### PROMPT
How many lines of the data hold the word "this"? State the number and nothing else.

### STORED ROWS
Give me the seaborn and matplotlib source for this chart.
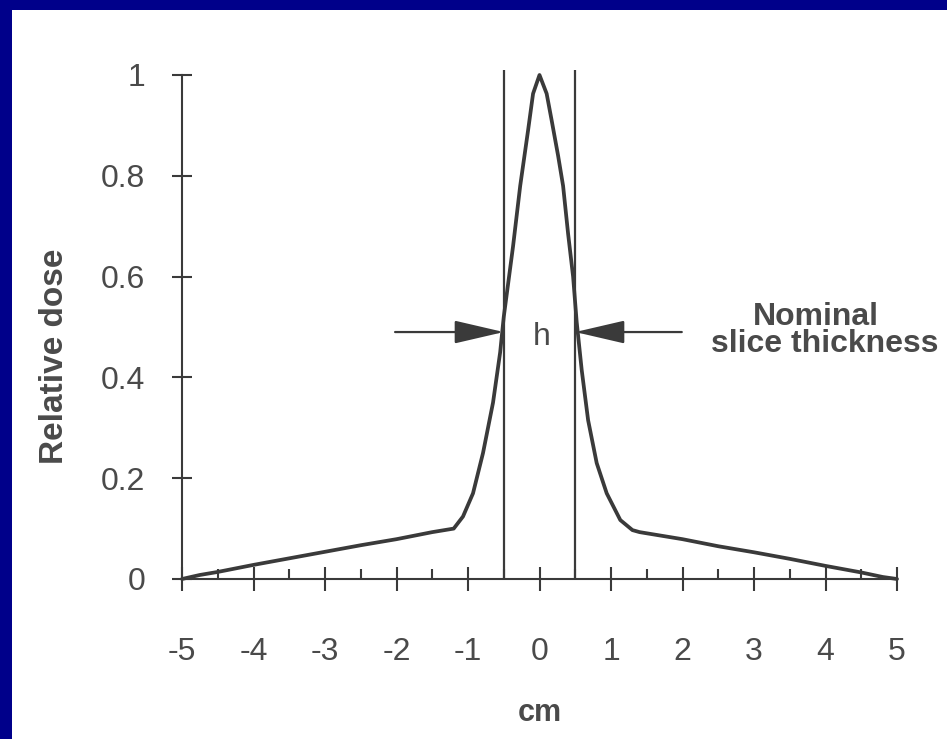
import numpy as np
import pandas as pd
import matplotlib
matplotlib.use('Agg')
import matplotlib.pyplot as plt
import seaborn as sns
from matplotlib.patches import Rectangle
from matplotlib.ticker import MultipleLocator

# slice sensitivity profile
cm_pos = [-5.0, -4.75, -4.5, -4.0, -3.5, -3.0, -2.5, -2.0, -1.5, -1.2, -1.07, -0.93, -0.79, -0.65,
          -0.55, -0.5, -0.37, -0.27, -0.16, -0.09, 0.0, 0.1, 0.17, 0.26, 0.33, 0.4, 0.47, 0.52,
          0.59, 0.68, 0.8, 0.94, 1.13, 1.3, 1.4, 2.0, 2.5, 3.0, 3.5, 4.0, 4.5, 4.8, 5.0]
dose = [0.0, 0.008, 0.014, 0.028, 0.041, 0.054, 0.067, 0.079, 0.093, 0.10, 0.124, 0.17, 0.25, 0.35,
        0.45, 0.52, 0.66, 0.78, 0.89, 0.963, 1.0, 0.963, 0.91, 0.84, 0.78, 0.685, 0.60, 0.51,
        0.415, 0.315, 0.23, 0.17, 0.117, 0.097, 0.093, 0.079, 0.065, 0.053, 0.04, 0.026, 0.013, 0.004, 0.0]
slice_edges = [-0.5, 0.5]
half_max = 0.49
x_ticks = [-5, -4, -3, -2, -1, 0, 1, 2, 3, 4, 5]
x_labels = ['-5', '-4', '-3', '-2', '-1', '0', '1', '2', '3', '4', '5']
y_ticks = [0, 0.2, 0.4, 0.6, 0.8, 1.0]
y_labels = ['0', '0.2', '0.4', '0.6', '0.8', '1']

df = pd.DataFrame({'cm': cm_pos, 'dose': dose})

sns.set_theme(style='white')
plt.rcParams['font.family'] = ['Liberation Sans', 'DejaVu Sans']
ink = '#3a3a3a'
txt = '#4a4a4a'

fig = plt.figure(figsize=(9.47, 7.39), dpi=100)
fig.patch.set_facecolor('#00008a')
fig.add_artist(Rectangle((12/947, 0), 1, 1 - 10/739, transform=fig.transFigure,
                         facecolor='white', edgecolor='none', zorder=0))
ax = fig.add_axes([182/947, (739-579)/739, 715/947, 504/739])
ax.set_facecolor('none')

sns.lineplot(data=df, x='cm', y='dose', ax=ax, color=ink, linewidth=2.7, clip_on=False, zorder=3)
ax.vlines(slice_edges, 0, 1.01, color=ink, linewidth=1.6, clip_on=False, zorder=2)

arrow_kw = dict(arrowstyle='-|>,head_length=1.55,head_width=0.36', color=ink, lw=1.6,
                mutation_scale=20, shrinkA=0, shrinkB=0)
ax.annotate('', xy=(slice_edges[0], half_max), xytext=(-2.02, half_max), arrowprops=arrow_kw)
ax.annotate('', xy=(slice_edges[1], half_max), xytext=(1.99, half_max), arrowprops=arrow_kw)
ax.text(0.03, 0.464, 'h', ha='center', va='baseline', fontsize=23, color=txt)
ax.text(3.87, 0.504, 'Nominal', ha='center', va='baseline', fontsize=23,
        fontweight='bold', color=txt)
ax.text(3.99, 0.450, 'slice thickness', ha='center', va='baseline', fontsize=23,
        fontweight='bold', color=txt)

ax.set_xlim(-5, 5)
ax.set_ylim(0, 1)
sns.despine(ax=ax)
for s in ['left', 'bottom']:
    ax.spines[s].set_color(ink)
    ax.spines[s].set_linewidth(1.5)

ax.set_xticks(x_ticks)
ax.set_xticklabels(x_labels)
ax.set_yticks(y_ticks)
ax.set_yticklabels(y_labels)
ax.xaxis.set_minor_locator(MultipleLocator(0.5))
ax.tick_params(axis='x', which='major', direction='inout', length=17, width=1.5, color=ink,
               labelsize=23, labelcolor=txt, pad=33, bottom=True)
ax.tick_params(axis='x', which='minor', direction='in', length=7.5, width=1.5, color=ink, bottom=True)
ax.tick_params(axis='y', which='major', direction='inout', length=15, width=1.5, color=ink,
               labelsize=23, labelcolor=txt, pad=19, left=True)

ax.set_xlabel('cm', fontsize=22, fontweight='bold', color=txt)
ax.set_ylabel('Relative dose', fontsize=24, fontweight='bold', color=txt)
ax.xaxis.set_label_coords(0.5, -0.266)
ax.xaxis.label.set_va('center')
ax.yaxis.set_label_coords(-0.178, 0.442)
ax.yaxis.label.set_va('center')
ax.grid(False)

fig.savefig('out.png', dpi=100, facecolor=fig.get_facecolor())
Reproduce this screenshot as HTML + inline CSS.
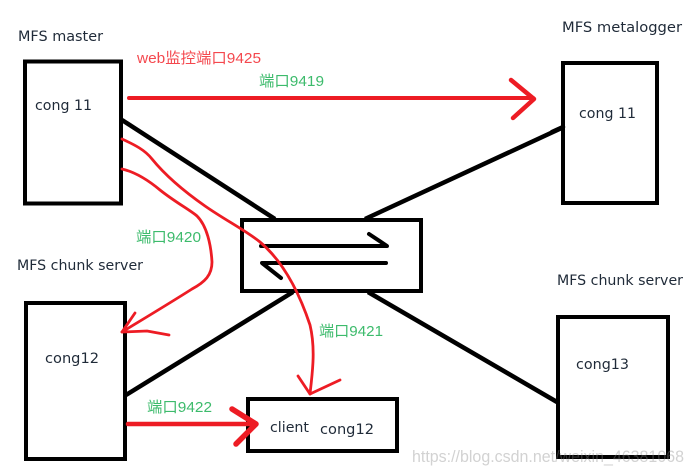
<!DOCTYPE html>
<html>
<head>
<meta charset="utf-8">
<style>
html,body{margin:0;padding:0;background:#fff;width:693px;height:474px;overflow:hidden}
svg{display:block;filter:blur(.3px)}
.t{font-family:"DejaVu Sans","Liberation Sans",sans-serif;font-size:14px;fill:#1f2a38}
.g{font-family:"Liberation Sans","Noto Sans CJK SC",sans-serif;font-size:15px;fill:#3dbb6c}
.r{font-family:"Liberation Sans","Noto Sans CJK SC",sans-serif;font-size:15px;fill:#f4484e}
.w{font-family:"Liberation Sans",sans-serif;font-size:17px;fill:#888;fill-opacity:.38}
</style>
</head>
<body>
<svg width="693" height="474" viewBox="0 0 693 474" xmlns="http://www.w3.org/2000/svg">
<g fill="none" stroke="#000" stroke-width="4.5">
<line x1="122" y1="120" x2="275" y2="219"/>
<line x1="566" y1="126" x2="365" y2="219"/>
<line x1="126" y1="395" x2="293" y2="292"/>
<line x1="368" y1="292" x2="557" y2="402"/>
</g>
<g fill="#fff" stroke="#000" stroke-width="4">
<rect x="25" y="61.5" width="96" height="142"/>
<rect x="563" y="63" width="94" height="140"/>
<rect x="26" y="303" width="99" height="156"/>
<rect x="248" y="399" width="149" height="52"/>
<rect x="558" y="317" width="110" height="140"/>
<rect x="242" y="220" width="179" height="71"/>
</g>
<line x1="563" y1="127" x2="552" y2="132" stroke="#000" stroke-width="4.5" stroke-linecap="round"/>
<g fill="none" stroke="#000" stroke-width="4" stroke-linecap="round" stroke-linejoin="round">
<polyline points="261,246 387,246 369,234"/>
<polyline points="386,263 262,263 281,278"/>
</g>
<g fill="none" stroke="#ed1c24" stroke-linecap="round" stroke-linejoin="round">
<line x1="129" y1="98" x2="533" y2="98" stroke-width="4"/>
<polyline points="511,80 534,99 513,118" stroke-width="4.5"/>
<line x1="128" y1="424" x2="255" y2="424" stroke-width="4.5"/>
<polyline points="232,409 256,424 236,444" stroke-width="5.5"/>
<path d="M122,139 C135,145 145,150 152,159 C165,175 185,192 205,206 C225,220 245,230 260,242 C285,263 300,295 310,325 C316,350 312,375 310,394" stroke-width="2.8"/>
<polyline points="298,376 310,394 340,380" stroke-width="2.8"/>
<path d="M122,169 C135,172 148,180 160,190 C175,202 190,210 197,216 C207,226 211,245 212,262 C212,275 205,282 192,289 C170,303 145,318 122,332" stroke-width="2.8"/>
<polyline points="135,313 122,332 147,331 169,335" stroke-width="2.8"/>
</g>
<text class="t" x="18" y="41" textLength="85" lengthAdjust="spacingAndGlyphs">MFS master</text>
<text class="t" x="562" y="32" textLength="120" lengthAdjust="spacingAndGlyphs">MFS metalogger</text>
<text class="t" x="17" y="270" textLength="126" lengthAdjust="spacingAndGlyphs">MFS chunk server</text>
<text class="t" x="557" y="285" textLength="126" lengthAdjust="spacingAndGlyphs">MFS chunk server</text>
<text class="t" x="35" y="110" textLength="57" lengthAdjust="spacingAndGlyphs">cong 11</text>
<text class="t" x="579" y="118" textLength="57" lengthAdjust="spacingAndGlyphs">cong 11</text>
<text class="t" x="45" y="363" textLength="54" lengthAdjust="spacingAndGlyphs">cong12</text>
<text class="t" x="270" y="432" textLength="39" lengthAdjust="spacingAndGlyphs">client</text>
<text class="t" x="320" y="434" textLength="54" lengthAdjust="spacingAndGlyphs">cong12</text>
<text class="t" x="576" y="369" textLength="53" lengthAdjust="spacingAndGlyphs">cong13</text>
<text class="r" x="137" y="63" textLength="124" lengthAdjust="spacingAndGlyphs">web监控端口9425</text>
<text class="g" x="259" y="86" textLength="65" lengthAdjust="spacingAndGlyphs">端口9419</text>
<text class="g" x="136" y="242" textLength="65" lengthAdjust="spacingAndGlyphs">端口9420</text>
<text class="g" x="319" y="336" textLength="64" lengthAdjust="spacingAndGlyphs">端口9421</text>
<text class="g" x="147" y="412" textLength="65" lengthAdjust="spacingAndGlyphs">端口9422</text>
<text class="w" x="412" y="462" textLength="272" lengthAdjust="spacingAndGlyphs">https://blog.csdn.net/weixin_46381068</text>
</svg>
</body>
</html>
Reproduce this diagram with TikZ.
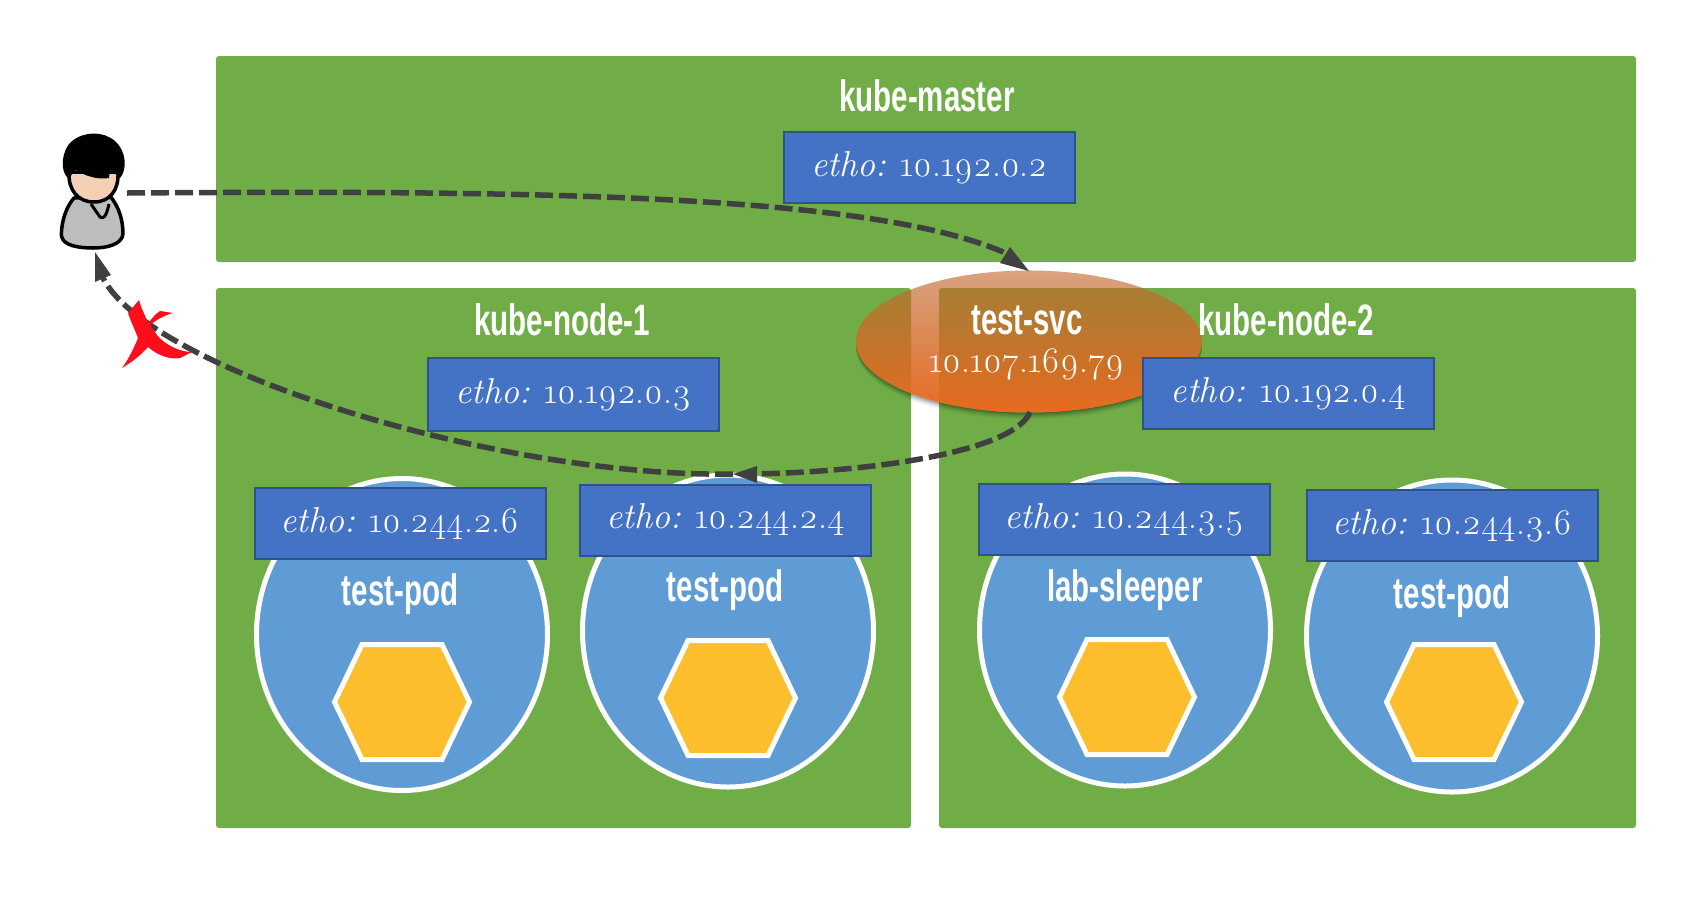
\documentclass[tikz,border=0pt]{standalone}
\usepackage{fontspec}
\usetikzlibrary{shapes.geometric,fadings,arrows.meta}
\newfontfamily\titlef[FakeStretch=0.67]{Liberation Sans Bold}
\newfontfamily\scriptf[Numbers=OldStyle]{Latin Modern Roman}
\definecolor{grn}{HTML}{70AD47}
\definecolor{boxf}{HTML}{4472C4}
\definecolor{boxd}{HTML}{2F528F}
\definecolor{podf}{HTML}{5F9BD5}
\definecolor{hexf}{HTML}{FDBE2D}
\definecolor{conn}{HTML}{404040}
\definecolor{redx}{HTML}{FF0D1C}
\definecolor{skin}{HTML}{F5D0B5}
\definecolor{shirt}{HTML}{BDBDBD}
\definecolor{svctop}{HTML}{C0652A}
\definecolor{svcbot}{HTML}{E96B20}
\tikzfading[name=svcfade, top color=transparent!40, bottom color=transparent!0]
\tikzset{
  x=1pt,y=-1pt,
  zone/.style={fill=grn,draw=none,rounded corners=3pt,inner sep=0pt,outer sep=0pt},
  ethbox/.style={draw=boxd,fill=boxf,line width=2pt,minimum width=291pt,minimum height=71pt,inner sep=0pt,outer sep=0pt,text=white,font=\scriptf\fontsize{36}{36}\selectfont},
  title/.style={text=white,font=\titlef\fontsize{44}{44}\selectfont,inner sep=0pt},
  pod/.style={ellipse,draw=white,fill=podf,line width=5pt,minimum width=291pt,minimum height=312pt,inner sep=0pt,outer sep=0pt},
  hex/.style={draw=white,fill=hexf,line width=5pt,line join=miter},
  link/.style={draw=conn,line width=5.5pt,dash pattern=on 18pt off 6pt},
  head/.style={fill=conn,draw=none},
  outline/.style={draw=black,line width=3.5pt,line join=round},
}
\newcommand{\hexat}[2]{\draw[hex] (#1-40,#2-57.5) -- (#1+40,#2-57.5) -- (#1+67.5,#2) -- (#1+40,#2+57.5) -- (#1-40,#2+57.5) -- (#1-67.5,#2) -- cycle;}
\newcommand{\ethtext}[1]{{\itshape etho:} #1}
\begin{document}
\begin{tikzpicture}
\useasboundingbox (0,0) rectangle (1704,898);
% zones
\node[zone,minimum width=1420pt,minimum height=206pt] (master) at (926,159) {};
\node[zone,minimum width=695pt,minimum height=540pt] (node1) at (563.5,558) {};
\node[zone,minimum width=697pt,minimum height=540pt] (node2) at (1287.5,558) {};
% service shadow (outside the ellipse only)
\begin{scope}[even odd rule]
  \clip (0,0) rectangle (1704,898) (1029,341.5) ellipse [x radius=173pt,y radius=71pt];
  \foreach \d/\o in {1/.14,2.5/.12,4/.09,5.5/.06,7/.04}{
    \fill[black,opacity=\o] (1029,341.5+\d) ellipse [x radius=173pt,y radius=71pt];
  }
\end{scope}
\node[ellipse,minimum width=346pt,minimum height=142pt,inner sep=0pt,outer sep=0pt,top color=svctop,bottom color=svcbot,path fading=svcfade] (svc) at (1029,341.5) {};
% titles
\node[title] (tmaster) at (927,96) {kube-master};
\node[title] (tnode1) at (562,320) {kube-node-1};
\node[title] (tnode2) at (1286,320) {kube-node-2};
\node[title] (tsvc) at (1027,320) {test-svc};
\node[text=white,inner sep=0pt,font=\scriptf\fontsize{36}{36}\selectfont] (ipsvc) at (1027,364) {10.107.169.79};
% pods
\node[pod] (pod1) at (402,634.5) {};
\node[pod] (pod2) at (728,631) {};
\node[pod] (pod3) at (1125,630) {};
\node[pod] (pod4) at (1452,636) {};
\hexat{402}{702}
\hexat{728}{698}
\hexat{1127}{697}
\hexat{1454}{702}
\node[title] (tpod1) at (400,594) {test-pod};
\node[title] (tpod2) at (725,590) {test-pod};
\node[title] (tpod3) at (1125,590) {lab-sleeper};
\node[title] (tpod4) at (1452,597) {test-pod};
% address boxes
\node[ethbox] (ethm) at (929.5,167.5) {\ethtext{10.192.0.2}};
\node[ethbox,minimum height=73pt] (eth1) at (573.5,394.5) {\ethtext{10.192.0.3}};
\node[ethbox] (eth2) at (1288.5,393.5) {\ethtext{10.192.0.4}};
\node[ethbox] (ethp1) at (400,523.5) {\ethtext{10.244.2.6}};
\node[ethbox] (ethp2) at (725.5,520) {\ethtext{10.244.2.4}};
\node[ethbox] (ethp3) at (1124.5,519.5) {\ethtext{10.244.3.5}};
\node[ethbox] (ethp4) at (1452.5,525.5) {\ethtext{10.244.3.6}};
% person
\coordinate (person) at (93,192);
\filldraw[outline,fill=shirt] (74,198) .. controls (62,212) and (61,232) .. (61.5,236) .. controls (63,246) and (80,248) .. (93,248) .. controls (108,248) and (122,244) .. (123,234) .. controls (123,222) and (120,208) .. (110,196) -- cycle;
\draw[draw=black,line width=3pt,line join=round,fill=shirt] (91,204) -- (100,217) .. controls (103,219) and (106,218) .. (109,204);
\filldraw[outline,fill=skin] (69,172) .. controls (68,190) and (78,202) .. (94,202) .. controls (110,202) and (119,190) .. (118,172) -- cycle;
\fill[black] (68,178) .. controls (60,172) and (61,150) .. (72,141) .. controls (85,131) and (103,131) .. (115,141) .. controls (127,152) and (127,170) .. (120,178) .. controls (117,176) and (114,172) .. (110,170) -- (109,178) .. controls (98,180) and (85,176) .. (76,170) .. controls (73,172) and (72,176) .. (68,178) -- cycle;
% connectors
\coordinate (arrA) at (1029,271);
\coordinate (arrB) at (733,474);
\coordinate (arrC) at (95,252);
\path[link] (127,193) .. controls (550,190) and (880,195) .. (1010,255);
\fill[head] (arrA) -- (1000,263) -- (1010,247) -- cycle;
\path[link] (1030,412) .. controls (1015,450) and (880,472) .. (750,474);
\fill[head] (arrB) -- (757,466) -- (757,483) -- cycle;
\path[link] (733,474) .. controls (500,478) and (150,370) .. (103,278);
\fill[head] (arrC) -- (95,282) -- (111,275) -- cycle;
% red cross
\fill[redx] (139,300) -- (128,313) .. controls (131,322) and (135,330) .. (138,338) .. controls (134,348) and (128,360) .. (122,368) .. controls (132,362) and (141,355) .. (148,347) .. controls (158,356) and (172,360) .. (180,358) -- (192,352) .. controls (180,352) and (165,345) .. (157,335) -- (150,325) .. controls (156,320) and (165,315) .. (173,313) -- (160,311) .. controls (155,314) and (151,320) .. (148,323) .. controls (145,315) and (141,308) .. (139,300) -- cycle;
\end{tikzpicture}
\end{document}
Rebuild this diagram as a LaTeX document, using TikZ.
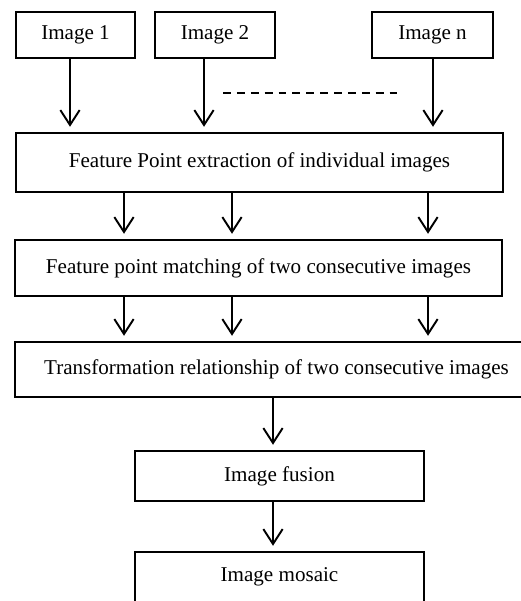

### REPLY
4